• [WORK TO BE COMPLETED]:
Could you retype the lines below, starting at the line holding "What matplotlib code" and stopping at the line holding "12300, 12150, 11950, 11750, 11550, 11450]", inclusive? Copy them exactly and drop the images.

• [MATERIAL FOR THIS EXERCISE]:
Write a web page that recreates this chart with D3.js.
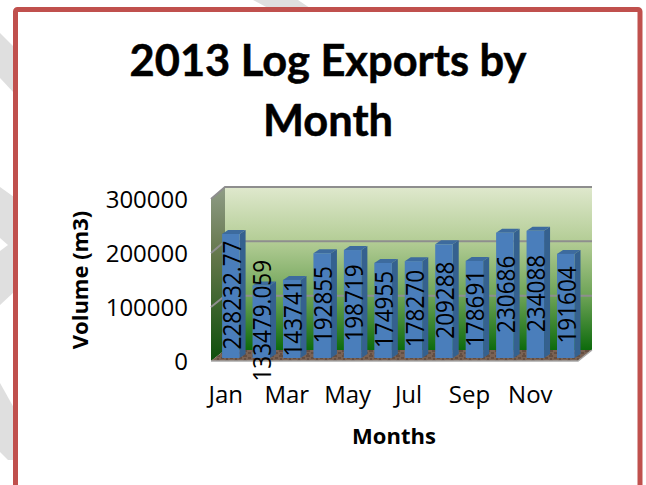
==
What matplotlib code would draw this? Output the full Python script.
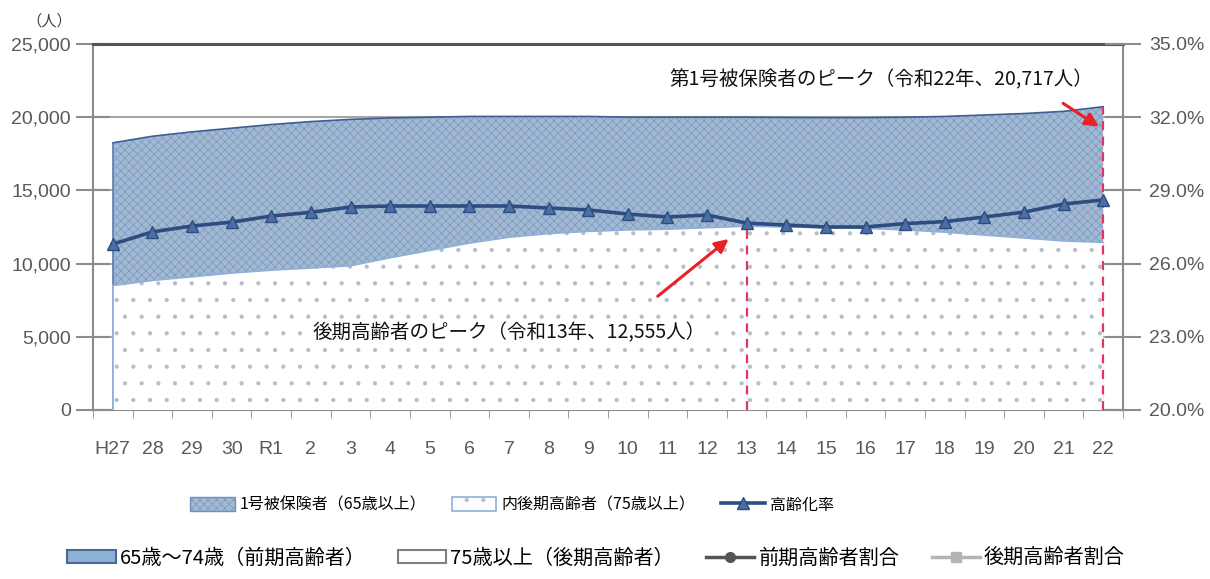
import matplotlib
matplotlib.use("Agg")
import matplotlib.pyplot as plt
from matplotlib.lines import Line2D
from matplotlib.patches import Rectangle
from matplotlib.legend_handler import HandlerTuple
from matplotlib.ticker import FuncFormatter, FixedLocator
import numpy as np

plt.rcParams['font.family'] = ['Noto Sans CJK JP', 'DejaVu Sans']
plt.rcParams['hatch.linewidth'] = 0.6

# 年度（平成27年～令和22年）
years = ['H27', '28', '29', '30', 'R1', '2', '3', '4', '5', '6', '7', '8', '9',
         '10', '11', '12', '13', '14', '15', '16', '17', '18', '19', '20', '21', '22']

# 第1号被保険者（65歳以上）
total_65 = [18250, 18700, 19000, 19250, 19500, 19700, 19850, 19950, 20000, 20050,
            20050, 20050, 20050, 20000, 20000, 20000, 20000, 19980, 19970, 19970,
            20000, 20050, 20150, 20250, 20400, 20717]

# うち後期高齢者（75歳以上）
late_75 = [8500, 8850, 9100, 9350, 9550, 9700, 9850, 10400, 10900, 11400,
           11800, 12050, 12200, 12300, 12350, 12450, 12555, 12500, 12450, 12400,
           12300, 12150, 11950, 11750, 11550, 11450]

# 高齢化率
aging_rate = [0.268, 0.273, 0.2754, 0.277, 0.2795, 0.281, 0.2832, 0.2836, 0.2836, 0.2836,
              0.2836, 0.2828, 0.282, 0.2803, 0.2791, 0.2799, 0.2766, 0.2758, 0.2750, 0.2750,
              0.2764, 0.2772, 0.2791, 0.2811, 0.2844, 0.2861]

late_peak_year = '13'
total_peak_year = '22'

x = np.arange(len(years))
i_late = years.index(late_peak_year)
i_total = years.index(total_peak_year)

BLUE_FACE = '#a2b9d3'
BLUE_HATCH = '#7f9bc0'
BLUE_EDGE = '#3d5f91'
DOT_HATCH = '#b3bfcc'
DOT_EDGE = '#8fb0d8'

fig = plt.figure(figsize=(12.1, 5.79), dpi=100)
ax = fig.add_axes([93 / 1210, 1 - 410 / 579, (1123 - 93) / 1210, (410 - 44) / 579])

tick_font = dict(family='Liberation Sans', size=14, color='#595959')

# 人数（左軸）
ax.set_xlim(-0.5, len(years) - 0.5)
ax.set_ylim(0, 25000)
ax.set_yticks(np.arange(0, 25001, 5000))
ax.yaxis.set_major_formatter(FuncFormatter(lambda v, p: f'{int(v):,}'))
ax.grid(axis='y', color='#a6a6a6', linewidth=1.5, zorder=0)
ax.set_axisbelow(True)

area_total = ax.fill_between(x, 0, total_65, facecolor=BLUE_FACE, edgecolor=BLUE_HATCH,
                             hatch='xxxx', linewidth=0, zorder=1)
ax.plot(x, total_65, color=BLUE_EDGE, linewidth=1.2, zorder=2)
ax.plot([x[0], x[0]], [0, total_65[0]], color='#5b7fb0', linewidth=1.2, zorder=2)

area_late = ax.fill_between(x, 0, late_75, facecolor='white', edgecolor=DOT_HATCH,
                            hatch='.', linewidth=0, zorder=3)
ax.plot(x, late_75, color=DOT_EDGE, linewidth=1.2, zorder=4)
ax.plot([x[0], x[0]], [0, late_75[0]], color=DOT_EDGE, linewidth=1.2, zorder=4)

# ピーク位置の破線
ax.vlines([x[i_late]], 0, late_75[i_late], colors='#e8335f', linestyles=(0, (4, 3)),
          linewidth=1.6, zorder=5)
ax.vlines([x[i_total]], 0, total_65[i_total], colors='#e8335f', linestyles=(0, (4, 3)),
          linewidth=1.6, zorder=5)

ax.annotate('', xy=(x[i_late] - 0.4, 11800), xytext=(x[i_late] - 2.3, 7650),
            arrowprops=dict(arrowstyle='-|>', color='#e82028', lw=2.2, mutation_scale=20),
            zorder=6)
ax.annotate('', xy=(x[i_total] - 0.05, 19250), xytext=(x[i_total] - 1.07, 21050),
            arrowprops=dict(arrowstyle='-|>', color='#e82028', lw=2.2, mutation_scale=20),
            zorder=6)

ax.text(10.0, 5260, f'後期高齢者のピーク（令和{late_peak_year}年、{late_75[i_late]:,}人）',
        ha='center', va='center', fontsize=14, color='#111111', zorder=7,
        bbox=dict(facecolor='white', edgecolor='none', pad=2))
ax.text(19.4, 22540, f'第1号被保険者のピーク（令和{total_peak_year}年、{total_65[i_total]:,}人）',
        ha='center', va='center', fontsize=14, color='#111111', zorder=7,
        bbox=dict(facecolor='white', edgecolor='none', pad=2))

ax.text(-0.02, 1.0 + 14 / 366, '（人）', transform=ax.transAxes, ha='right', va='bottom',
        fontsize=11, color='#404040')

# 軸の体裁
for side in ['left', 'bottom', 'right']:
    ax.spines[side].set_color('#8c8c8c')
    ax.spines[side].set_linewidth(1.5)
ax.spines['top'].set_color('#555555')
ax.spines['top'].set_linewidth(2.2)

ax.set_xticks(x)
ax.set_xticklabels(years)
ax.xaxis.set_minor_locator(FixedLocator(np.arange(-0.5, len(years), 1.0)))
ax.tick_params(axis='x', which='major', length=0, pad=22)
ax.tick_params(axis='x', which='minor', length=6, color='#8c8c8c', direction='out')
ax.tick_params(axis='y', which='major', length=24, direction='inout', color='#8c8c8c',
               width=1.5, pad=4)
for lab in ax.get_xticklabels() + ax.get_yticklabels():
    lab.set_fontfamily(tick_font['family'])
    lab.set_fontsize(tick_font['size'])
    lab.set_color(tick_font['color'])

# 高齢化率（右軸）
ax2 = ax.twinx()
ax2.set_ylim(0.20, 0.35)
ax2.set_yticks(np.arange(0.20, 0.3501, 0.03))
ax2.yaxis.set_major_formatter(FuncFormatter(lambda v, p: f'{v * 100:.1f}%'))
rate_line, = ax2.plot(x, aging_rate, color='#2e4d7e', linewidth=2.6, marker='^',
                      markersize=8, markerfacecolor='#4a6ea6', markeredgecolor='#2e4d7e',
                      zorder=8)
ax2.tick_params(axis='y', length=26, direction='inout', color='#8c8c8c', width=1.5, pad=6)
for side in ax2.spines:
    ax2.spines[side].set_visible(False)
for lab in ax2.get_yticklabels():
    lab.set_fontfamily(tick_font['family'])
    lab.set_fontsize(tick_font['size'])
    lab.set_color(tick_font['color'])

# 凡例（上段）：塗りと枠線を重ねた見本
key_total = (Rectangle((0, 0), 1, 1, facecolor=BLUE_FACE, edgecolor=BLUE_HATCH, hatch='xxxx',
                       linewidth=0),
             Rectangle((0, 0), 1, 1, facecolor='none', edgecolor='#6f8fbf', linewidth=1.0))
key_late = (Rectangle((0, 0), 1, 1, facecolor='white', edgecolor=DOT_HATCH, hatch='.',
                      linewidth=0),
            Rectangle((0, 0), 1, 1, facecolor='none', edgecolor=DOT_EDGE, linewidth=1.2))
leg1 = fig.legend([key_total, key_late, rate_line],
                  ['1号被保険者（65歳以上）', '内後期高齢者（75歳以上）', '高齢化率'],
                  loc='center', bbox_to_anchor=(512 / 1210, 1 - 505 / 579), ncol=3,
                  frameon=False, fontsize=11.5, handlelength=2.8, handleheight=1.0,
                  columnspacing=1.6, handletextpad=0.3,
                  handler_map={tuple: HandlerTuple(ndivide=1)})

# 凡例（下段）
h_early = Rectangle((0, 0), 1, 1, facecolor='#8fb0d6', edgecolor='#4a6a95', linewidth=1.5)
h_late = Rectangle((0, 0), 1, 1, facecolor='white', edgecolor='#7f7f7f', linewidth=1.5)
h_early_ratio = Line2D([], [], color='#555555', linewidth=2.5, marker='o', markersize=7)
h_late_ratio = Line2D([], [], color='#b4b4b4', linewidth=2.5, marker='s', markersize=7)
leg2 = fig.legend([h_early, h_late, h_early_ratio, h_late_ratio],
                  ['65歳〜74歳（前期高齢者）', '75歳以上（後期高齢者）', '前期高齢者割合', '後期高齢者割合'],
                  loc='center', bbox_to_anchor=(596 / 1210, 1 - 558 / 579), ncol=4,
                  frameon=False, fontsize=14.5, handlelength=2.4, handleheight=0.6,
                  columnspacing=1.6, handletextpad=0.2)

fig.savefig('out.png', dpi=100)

• [RESULT OF THIS TASK]:
What matplotlib code would draw this? Output the full Python script.
import matplotlib
matplotlib.use("Agg")
import matplotlib.pyplot as plt
from matplotlib.lines import Line2D
from matplotlib.patches import Rectangle
from matplotlib.legend_handler import HandlerTuple
from matplotlib.ticker import FuncFormatter, FixedLocator
import numpy as np

plt.rcParams['font.family'] = ['Noto Sans CJK JP', 'DejaVu Sans']
plt.rcParams['hatch.linewidth'] = 0.6

# 年度（平成27年～令和22年）
years = ['H27', '28', '29', '30', 'R1', '2', '3', '4', '5', '6', '7', '8', '9',
         '10', '11', '12', '13', '14', '15', '16', '17', '18', '19', '20', '21', '22']

# 第1号被保険者（65歳以上）
total_65 = [18250, 18700, 19000, 19250, 19500, 19700, 19850, 19950, 20000, 20050,
            20050, 20050, 20050, 20000, 20000, 20000, 20000, 19980, 19970, 19970,
            20000, 20050, 20150, 20250, 20400, 20717]

# うち後期高齢者（75歳以上）
late_75 = [8500, 8850, 9100, 9350, 9550, 9700, 9850, 10400, 10900, 11400,
           11800, 12050, 12200, 12300, 12350, 12450, 12555, 12500, 12450, 12400,
           12300, 12150, 11950, 11750, 11550, 11450]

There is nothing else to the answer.